Страсть в Джордже вспыхнула сразу. Насколько быстро, можно судить по тому, что всего через несколько недель после встречи Августа зачала ребёнка. Байрон влюбился именно в то, что говорило о его родстве с Августой: в её чисто байроновское по профилю лицо и её байроновское картавое “р”. Джордж сразу придумал ей смешное и нежное прозвище — “гусыня” — и мог часами разговаривать с ней буквально обо всём на свете. Практически всё время, что они сидели вместе, они до упаду хохотали.
Вместе они приезжали на балы, приёмы, в театр - это никому не казалось странным, брат просто сопровождал сестру, поскольку она приехала без мужа. Однако при первых признаках беременности Августе пришлось бежать. Неизбежно бы возникли вопросы, а ответ, с учётом репутации Байрона, был слишком на поверхности. У неё уже были трое детей. Дочь Байрона, Элизабет Медора, была третьей девочкой и четвёртым ребёнком. Приехавший проведать “племянницу” Байрон внимательно осмотрел ребёнка и с облегчением заключил, что она родилась “не обезьяной”, то есть не уродкой.
Чтобы срочно отвлечь внимание света от Августы, Байрон женился — и это действительно заставило Британию говорить только о его свадьбе. Никто и представить не мог, что этот романтический одиночка (для одних) и прожжённый распутник (для других) обзаведётся семьёй. Избранницей его стала Энн Милбенк.
Но жизнь с Энн, мягко говоря, не задалась. Испуганная жена обнаружила, что, если дотронуться до мужа ночью, он просыпается с криком ужаса и яростно требует его не касаться (не воспоминания ли о няньке пробуждали эти ночные прикосновения?). Кроме того, во время выполнения супружеских обязанностей он был жесток. Родив дочь, которую Байрон назвал в честь любимой сестры, Августу Аду, Энн подала на развод. В ходе разбирательства всплыл тот факт, что её муж домогался тринадцатилетней девочки из хорошей семьи (простолюдинки бы и не заикнулись). В дальнейшем Энн общалась с Байроном только через посредников, а их дочь стала первой программисткой в мире, собственно говоря, изобретя программирование.
Всё это время Джордж не обрывал связи с Августой. Он эпатировал знакомых, рассуждая о прелести кровосмесительной любви, и написал пьесу, где брат влюбляется в сестру (правда, потом оказывается, что они всё же двоюродные, а не родные). С Августой они обменялись портретом и прядью волос и продолжали переписываться, ради цензуры заменяя все слова любви крестиками.

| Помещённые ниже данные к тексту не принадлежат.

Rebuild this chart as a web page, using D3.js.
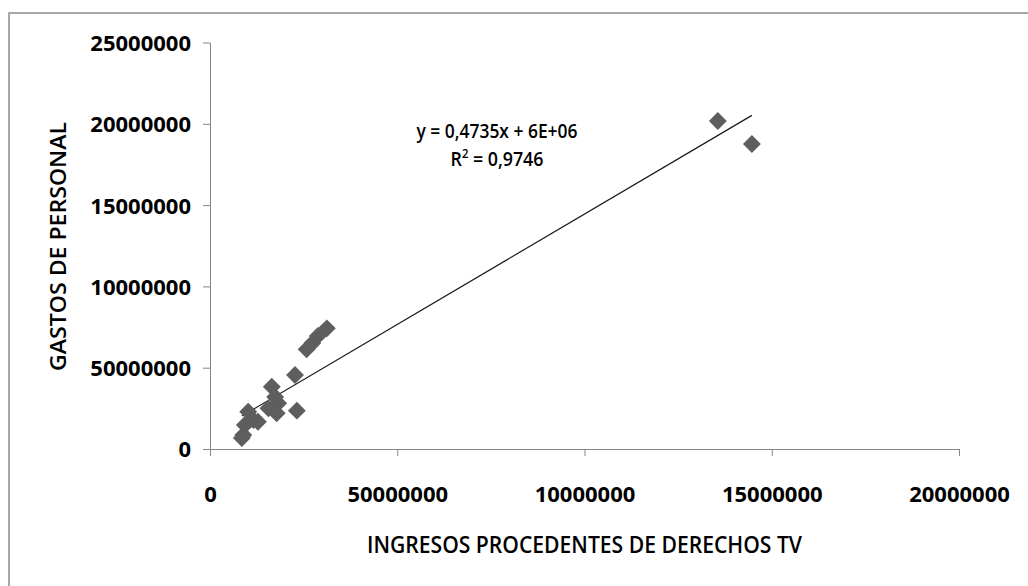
<!DOCTYPE html>
<html>
<head>
<meta charset="utf-8">
<script src="https://cdn.jsdelivr.net/npm/d3@7"></script>
<style>
  body { margin: 0; background: #fff; }
  svg text { font-family: "Open Sans", sans-serif; fill: #000; }
</style>
</head>
<body>
<div id="chart"></div>
<script>
// ingresos TV (x) and gastos de personal (y), in millions
var ingresos = [135.6, 144.7, 31.2, 28.8, 27.3, 25.8, 22.7, 16.5, 17.4, 18.2,
                15.6, 17.8, 23.2, 10.2, 11.6, 9.3, 12.8, 8.9, 8.5];
var gastos   = [201.7, 187.6, 74.2, 69.5, 65.0, 61.3, 45.5, 38.3, 32.0, 28.1,
                25.0, 22.0, 23.6, 22.9, 17.8, 14.8, 16.8, 8.6, 6.8];

var xTicks = [0, 50, 100, 150, 200];
var xTickLabels = ["0", "50000000", "10000000", "15000000", "20000000"];
var yTicks = [0, 50, 100, 150, 200, 250];
var yTickLabels = ["0", "50000000", "10000000", "15000000", "20000000", "25000000"];

var equation = "y = 0,4735x + 6E+06";
var r2Value = "0,9746";

var W = 1028, H = 586;
var margin = {top: 42.5, right: 69, bottom: 137, left: 210};
var width = W - margin.left - margin.right,
    height = H - margin.top - margin.bottom;

var x = d3.scaleLinear().domain([0, 200]).range([0, width]);
var y = d3.scaleLinear().domain([0, 250]).range([height, 0]);

var svg = d3.select("#chart").append("svg")
    .attr("width", W)
    .attr("height", H);

// outer frame (only top and left edges are visible)
svg.append("rect")
    .attr("x", 9).attr("y", 13)
    .attr("width", W + 20).attr("height", H + 20)
    .attr("fill", "none")
    .attr("stroke", "#8c8c8c")
    .attr("stroke-width", 1.5);

var g = svg.append("g")
    .attr("transform", "translate(" + margin.left + "," + margin.top + ")");

// axes
var xAxis = g.append("g")
    .attr("transform", "translate(0," + height + ")")
    .call(d3.axisBottom(x).tickValues(xTicks).tickSize(7).tickSizeOuter(0)
      .tickFormat(function(d, i) { return xTickLabels[i]; }));

var yAxis = g.append("g")
    .call(d3.axisLeft(y).tickValues(yTicks).tickSize(7).tickSizeOuter(0)
      .tickFormat(function(d, i) { return yTickLabels[i]; }));

[xAxis, yAxis].forEach(function(a) {
  a.select(".domain").attr("stroke", "#868686");
  a.selectAll(".tick line").attr("stroke", "#868686");
  a.selectAll(".tick text")
    .attr("font-family", "'Open Sans', sans-serif")
    .attr("font-size", 22)
    .attr("font-weight", "bold")
    .attr("fill", "#000");
});
xAxis.selectAll(".tick text").attr("y", 0).attr("dy", 0)
    .attr("transform", "translate(0,53)");
yAxis.selectAll(".tick text").attr("x", -19).attr("dy", "0.36em");

// linear fit
var mx = d3.mean(ingresos), my = d3.mean(gastos);
var sxy = d3.sum(ingresos, function(v, i) { return (v - mx) * (gastos[i] - my); });
var sxx = d3.sum(ingresos, function(v) { return (v - mx) * (v - mx); });
var slope = sxy / sxx, icpt = my - slope * mx;
var xr = d3.extent(ingresos);

g.append("line")
    .attr("x1", x(xr[0])).attr("y1", y(icpt + slope * xr[0]))
    .attr("x2", x(xr[1])).attr("y2", y(icpt + slope * xr[1]))
    .attr("stroke", "#1a1a1a")
    .attr("stroke-width", 1.2);

// points (diamonds)
var diamond = d3.symbol().type(d3.symbolSquare).size(160);
g.selectAll("path.pt")
    .data(ingresos)
    .enter()
    .append("path")
    .attr("class", "pt")
    .attr("d", diamond)
    .attr("transform", function(d, i) {
      return "translate(" + x(d) + "," + y(gastos[i]) + ") rotate(45)";
    })
    .attr("fill", "#5e5e5e");

// equation labels
svg.append("text")
    .attr("x", 497).attr("y", 138)
    .attr("text-anchor", "middle")
    .attr("font-size", 19)
    .attr("font-weight", 600)
    .attr("textLength", 161)
    .attr("lengthAdjust", "spacingAndGlyphs")
    .text(equation);

var r2 = svg.append("text")
    .attr("x", 497).attr("y", 166)
    .attr("text-anchor", "middle")
    .attr("font-size", 19)
    .attr("font-weight", 600)
    .attr("textLength", 93)
    .attr("lengthAdjust", "spacingAndGlyphs");
r2.append("tspan").text("R");
r2.append("tspan").attr("dy", -8).attr("font-size", 12).text("2");
r2.append("tspan").attr("dy", 8).text(" = " + r2Value);

// axis titles
svg.append("text")
    .attr("x", 584.5).attr("y", 553)
    .attr("text-anchor", "middle")
    .attr("font-size", 24)
    .attr("font-weight", 600)
    .attr("textLength", 435)
    .attr("lengthAdjust", "spacingAndGlyphs")
    .text("INGRESOS PROCEDENTES DE DERECHOS TV");

svg.append("text")
    .attr("transform", "translate(66,246.5) rotate(-90)")
    .attr("text-anchor", "middle")
    .attr("font-size", 21)
    .attr("font-weight", 600)
    .attr("textLength", 249)
    .attr("lengthAdjust", "spacingAndGlyphs")
    .text("GASTOS DE PERSONAL");
</script>
</body>
</html>
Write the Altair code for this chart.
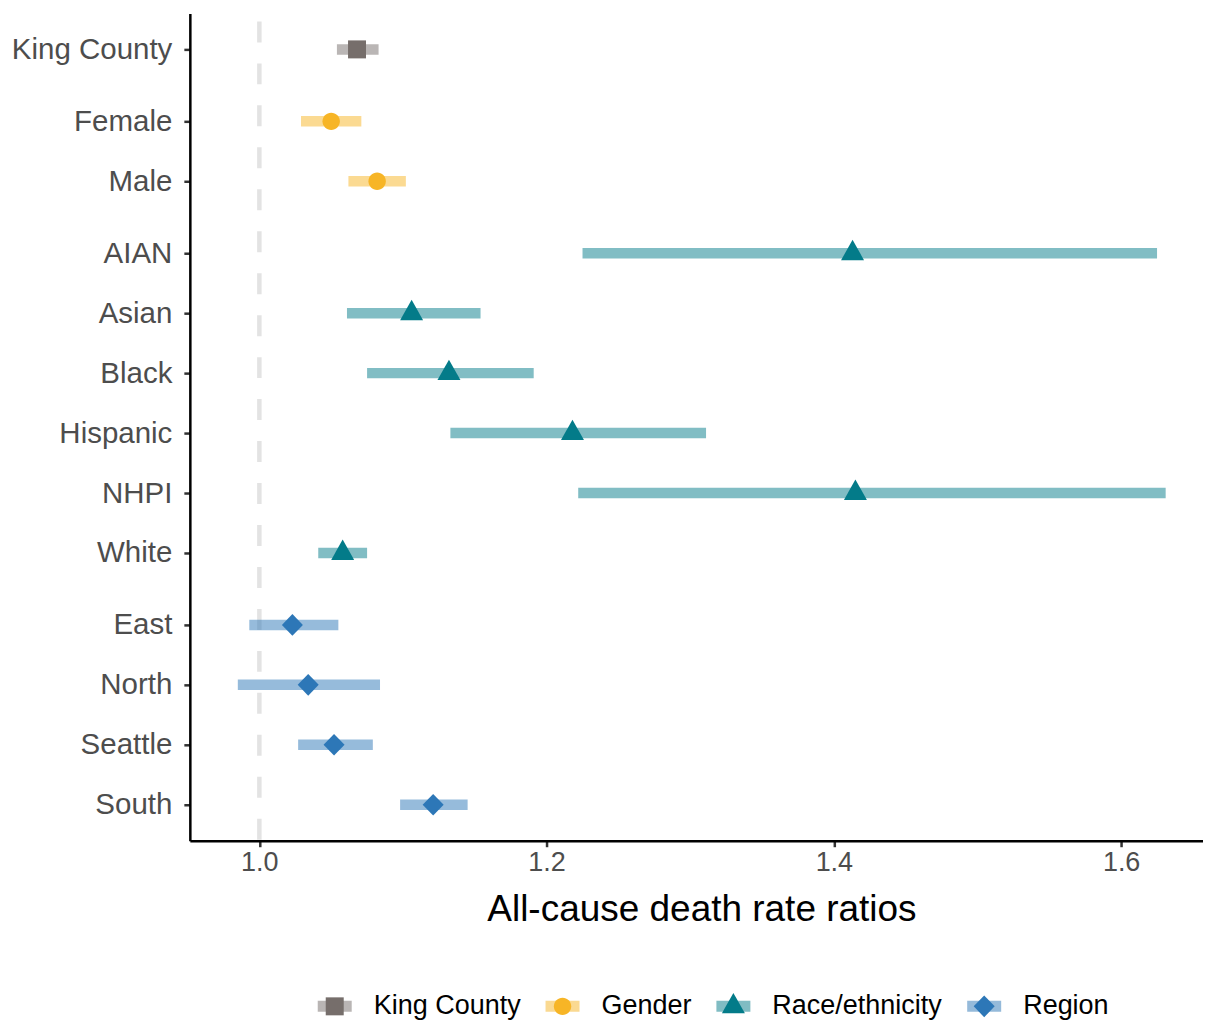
import altair as alt
import pandas as pd

# ---- data ----
groups = ["King County", "Gender", "Race/ethnicity", "Region"]
colors = ["#766e6b", "#f7b526", "#037b89", "#2d77b7"]

labels = ["King County", "Female", "Male", "AIAN", "Asian", "Black",
          "Hispanic", "NHPI", "White", "East", "North", "Seattle", "South"]
label_group = ["King County", "Gender", "Gender",
               "Race/ethnicity", "Race/ethnicity", "Race/ethnicity",
               "Race/ethnicity", "Race/ethnicity", "Race/ethnicity",
               "Region", "Region", "Region", "Region"]
estimate = [1.068, 1.050, 1.082, 1.413, 1.106, 1.132, 1.218, 1.415, 1.058,
            1.023, 1.034, 1.052, 1.121]
lower = [1.054, 1.029, 1.062, 1.225, 1.061, 1.075, 1.133, 1.222, 1.041,
         0.993, 0.985, 1.027, 1.098]
upper = [1.083, 1.071, 1.102, 1.625, 1.154, 1.191, 1.311, 1.631, 1.075,
         1.055, 1.084, 1.079, 1.145]
reference_ratio = [1.0]
x_ticks = [1.0, 1.2, 1.4, 1.6]

# shapes: square, circle, triangle, diamond (custom paths in the unit box)
shape_paths = [
    "M-0.4,-0.4H0.4V0.4H-0.4Z",
    "M-0.387,0A0.387,0.387,0,1,0,0.387,0A0.387,0.387,0,1,0,-0.387,0Z",
    "M0,-0.596L0.511,0.311L-0.511,0.311Z",
    "M0,-0.48L0.467,0L0,0.48L-0.467,0Z",
]

# ---- layout: rows with an extra gap between groups ----
group_idx = [groups.index(g) for g in label_group]
positions = [5 * i + g for i, g in enumerate(group_idx)]

df = pd.DataFrame({
    "label": labels, "group": label_group, "estimate": estimate,
    "lower": lower, "upper": upper, "pos": positions,
})
ref_df = pd.DataFrame({"ref": reference_ratio})

FONT = "Liberation Sans"
SYM = 2025        # point symbol size (custom paths are scaled by sqrt(size)/2)
BAR_SYM = 1156    # legend bar length 34 px
BAR_W = 11

label_expr = "[{}][indexof([{}], datum.value)]".format(
    ",".join("'" + l + "'" for l in labels), ",".join(str(p) for p in positions))

x_scale = alt.Scale(domain=[0.9516, 1.657], nice=False, zero=False)
x_axis = alt.Axis(values=x_ticks, format=".1f", title="All-cause death rate ratios",
                  labelPadding=3, titlePadding=16, labelFontSize=27, titleX=512)
y_scale = alt.Scale(domain=[-3, 66], reverse=True, nice=False, zero=False)
y_axis = alt.Axis(values=positions, labelExpr=label_expr, title=None,
                  labelPadding=12, labelFontSize=29.5)

LX, LY = 122.5, 971

bar_legend = alt.Legend(
    title=None, orient="none", legendX=LX, legendY=LY, direction="horizontal",
    symbolType="stroke", symbolSize=BAR_SYM,
    symbolStrokeWidth=BAR_W, symbolOpacity=0.5, labelOffset=16.5, columnPadding=2,
)
pt_legend = alt.Legend(
    title=None, orient="none", legendX=LX, legendY=LY, direction="horizontal",
    symbolSize=SYM, symbolStrokeWidth=0, symbolOpacity=1, labelOffset=16.5,
    columnPadding=19, labelOpacity=0,
)

ref_line = alt.Chart(ref_df).mark_rule(
    color="#e3e3e3", strokeWidth=4.5, strokeDash=[21, 21], strokeDashOffset=34
).encode(x=alt.X("ref:Q", scale=x_scale, axis=x_axis))

bars = alt.Chart(df).mark_rule(strokeWidth=10.5, opacity=0.5).encode(
    x=alt.X("lower:Q", scale=x_scale, axis=x_axis),
    x2="upper:Q",
    y=alt.Y("pos:Q", scale=y_scale, axis=y_axis),
    color=alt.Color("group:N", sort=groups, scale=alt.Scale(range=colors),
                    legend=bar_legend),
)

points = alt.Chart(df).mark_point(filled=True, size=SYM, opacity=1, strokeWidth=0).encode(
    x=alt.X("estimate:Q", scale=x_scale, axis=x_axis),
    y=alt.Y("pos:Q", scale=y_scale, axis=y_axis),
    fill=alt.Fill("group:N", scale=alt.Scale(domain=groups, range=colors),
                  legend=pt_legend),
    shape=alt.Shape("group:N", scale=alt.Scale(domain=groups, range=shape_paths),
                    legend=pt_legend),
)

chart = alt.layer(ref_line, bars, points).properties(
    width=1014, height=828,
    padding={"left": 3, "top": 2, "right": 0, "bottom": 0},
).configure_view(stroke=None).configure_axis(
    labelFont=FONT, labelColor="#4d4d4d",
    tickColor="#333333", tickWidth=2.5, tickSize=6,
    domainColor="black", domainWidth=2.5, grid=False,
    titleFont=FONT, titleFontSize=37, titleColor="black", titleFontWeight="normal",
).configure_legend(
    labelFont=FONT, labelFontSize=27, labelColor="black", padding=0, labelLimit=400,
)

chart.save("out.html", embed_options={"renderer": "svg", "actions": False})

Когда Байрон покинул Англию, Августу и годовалую Медору после развода, Энн, поняв, что происходит между её бывшим мужем и женщиной, в честь которой крестили её дочь, взяла патронаж над Августой. Письма сестры становились всё суше, и Байрон тоже охладел.
За границей он сначала устраивал оргии, потом растолстел окончательно, влюбился, женился и поехал в Грецию воевать за её независимость. Там и умер. После его смерти оказалось, что он завещал сестре сто тысяч фунтов стерлингов. Большую часть этой суммы Августа потом потратила, чтобы платить шантажистам, грозящим опубликовать доказательства её кровосмесительной связи с Джорджем.